Objective =
Your task is to retype each line of the data below exactly.
start Data shown
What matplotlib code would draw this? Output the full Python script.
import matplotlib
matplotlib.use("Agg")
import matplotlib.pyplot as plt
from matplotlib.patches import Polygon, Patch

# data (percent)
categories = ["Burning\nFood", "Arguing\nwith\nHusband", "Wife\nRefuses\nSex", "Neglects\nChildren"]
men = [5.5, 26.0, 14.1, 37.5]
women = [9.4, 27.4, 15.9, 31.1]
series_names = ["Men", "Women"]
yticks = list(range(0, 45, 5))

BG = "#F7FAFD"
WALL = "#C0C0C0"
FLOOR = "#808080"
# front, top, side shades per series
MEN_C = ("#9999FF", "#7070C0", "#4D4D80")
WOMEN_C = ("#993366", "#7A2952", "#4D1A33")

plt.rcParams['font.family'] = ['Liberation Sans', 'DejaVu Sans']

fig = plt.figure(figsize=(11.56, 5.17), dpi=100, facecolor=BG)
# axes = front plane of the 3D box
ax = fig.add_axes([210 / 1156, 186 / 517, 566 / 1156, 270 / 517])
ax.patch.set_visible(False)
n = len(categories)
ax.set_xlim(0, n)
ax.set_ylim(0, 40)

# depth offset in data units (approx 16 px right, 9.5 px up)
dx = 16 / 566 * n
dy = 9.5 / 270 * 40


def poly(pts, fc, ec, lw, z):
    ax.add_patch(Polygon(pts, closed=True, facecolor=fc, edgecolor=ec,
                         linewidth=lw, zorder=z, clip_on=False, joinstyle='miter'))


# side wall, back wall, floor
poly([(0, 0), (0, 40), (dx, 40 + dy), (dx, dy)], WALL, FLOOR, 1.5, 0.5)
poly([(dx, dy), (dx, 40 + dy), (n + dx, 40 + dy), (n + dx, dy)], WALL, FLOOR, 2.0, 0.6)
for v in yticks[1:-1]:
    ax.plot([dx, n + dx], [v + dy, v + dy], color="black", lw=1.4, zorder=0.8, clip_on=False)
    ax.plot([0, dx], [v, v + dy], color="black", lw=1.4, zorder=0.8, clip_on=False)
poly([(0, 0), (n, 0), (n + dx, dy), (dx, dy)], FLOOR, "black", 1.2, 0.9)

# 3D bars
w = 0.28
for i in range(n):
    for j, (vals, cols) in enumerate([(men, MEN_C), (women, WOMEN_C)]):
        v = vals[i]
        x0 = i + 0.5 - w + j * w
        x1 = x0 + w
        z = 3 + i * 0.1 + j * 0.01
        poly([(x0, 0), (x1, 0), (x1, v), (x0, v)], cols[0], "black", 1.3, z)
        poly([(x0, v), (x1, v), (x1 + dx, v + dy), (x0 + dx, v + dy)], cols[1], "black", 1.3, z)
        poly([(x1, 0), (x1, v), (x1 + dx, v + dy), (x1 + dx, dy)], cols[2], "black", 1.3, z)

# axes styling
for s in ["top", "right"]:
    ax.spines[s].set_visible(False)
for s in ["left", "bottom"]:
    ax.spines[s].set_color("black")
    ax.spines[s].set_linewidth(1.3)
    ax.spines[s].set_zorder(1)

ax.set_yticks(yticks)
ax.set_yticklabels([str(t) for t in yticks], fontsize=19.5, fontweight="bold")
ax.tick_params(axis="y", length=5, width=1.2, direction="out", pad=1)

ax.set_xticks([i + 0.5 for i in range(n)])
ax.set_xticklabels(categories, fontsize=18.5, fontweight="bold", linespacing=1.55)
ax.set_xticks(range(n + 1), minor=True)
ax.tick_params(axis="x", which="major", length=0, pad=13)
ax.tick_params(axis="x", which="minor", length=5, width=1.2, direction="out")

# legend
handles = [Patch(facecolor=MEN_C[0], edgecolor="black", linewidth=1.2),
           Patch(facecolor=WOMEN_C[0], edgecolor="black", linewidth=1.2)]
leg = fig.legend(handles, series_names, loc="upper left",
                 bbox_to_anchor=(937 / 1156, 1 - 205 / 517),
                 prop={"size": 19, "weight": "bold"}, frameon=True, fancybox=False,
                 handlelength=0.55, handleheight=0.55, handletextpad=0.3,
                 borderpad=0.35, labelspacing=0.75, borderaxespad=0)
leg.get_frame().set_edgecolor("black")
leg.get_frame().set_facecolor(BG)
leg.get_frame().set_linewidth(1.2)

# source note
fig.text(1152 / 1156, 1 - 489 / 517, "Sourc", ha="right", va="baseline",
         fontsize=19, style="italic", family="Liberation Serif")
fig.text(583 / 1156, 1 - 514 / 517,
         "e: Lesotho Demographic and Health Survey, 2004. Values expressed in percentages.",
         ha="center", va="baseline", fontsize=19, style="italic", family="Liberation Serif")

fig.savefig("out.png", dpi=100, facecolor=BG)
end Data shown
The solution =
What matplotlib code would draw this? Output the full Python script.
import matplotlib
matplotlib.use("Agg")
import matplotlib.pyplot as plt
from matplotlib.patches import Polygon, Patch

# data (percent)
categories = ["Burning\nFood", "Arguing\nwith\nHusband", "Wife\nRefuses\nSex", "Neglects\nChildren"]
men = [5.5, 26.0, 14.1, 37.5]
women = [9.4, 27.4, 15.9, 31.1]
series_names = ["Men", "Women"]
yticks = list(range(0, 45, 5))

BG = "#F7FAFD"
WALL = "#C0C0C0"
FLOOR = "#808080"
# front, top, side shades per series
MEN_C = ("#9999FF", "#7070C0", "#4D4D80")
WOMEN_C = ("#993366", "#7A2952", "#4D1A33")

plt.rcParams['font.family'] = ['Liberation Sans', 'DejaVu Sans']

fig = plt.figure(figsize=(11.56, 5.17), dpi=100, facecolor=BG)
# axes = front plane of the 3D box
ax = fig.add_axes([210 / 1156, 186 / 517, 566 / 1156, 270 / 517])
ax.patch.set_visible(False)
n = len(categories)
ax.set_xlim(0, n)
ax.set_ylim(0, 40)

# depth offset in data units (approx 16 px right, 9.5 px up)
dx = 16 / 566 * n
dy = 9.5 / 270 * 40


def poly(pts, fc, ec, lw, z):
    ax.add_patch(Polygon(pts, closed=True, facecolor=fc, edgecolor=ec,
                         linewidth=lw, zorder=z, clip_on=False, joinstyle='miter'))


# side wall, back wall, floor
poly([(0, 0), (0, 40), (dx, 40 + dy), (dx, dy)], WALL, FLOOR, 1.5, 0.5)
poly([(dx, dy), (dx, 40 + dy), (n + dx, 40 + dy), (n + dx, dy)], WALL, FLOOR, 2.0, 0.6)
for v in yticks[1:-1]:
    ax.plot([dx, n + dx], [v + dy, v + dy], color="black", lw=1.4, zorder=0.8, clip_on=False)
    ax.plot([0, dx], [v, v + dy], color="black", lw=1.4, zorder=0.8, clip_on=False)
poly([(0, 0), (n, 0), (n + dx, dy), (dx, dy)], FLOOR, "black", 1.2, 0.9)

# 3D bars
w = 0.28
for i in range(n):
    for j, (vals, cols) in enumerate([(men, MEN_C), (women, WOMEN_C)]):
        v = vals[i]
        x0 = i + 0.5 - w + j * w
        x1 = x0 + w
        z = 3 + i * 0.1 + j * 0.01
        poly([(x0, 0), (x1, 0), (x1, v), (x0, v)], cols[0], "black", 1.3, z)
        poly([(x0, v), (x1, v), (x1 + dx, v + dy), (x0 + dx, v + dy)], cols[1], "black", 1.3, z)
        poly([(x1, 0), (x1, v), (x1 + dx, v + dy), (x1 + dx, dy)], cols[2], "black", 1.3, z)

# axes styling
for s in ["top", "right"]:
    ax.spines[s].set_visible(False)
for s in ["left", "bottom"]:
    ax.spines[s].set_color("black")
    ax.spines[s].set_linewidth(1.3)
    ax.spines[s].set_zorder(1)

ax.set_yticks(yticks)
ax.set_yticklabels([str(t) for t in yticks], fontsize=19.5, fontweight="bold")
ax.tick_params(axis="y", length=5, width=1.2, direction="out", pad=1)

ax.set_xticks([i + 0.5 for i in range(n)])
ax.set_xticklabels(categories, fontsize=18.5, fontweight="bold", linespacing=1.55)
ax.set_xticks(range(n + 1), minor=True)
ax.tick_params(axis="x", which="major", length=0, pad=13)
ax.tick_params(axis="x", which="minor", length=5, width=1.2, direction="out")

# legend
handles = [Patch(facecolor=MEN_C[0], edgecolor="black", linewidth=1.2),
           Patch(facecolor=WOMEN_C[0], edgecolor="black", linewidth=1.2)]
leg = fig.legend(handles, series_names, loc="upper left",
                 bbox_to_anchor=(937 / 1156, 1 - 205 / 517),
                 prop={"size": 19, "weight": "bold"}, frameon=True, fancybox=False,
                 handlelength=0.55, handleheight=0.55, handletextpad=0.3,
                 borderpad=0.35, labelspacing=0.75, borderaxespad=0)
leg.get_frame().set_edgecolor("black")
leg.get_frame().set_facecolor(BG)
leg.get_frame().set_linewidth(1.2)

# source note
fig.text(1152 / 1156, 1 - 489 / 517, "Sourc", ha="right", va="baseline",
         fontsize=19, style="italic", family="Liberation Serif")
fig.text(583 / 1156, 1 - 514 / 517,
         "e: Lesotho Demographic and Health Survey, 2004. Values expressed in percentages.",
         ha="center", va="baseline", fontsize=19, style="italic", family="Liberation Serif")

fig.savefig("out.png", dpi=100, facecolor=BG)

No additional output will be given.